Orgcore bands, whether it’s the veterans like The Menzingers or Against Me! or the rising new wave such as The Jack Knives, The Carolyn and Rudy Nuño rarely hide behind spectacle. Their songs don’t need masks, slogans, or radical posturing. Instead, they lean into what’s real: heartbreak, resilience, work, friendship, and the day-to-day struggle of surviving in a messy world.


These aren’t themes that win fashion spreads or trend on TikTok. But they resonate because they’re lived experiences. When you sing about a double shift, a friend gone too soon, or the relief of a long drive with the windows down, nobody doubts you mean it.


By contrast, other corners of punk and alternative music sometimes feel stuck at the extremes. On one end: bands obsessed with style over substance, whose biggest statement is a curated image. On the other: acts whose songs read like manifestos, still locked into buzzwords of the culture wars, preaching to the choir instead of connecting to lived reality.


It’s not that image or politics don’t belong in music, they always have. But when either becomes the sole driver, the honesty gets lost. Songs start to feel like branding.


Orgcore has thrived because it speaks to the universal rather than the theoretical. It doesn’t ask fans to buy into a look, or to sign off on an ideology before they can sing along. It asks them to show up, be themselves, and share in something real.


That’s why you’ll see a construction worker, a teacher, and a college kid shoulder to shoulder at an orgcore show, all screaming the same chorus. The connection isn’t based on style points or politics, it’s built on the recognition that life is tough, love is fragile, and music can carry us through.

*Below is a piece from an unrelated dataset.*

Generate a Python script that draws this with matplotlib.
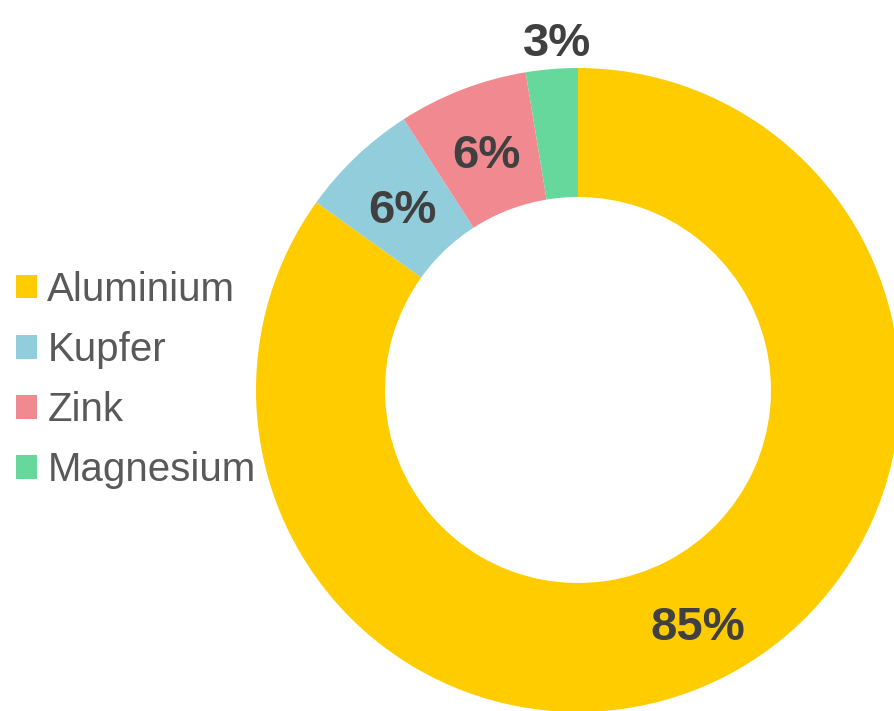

As the second wave of orgcore bands rise, the challenge will be to hold onto this honesty while the pressures of image, branding, and polarization keep pulling at the scene. But the signs are good. The new guard is proving that you don’t need costumes or culture-war soapboxes to fill a room. You just need songs that sound like they came from somewhere true.


Because in the end, that’s the real revolution orgcore offers: not shouting the loudest, not looking the coolest, but being the most human.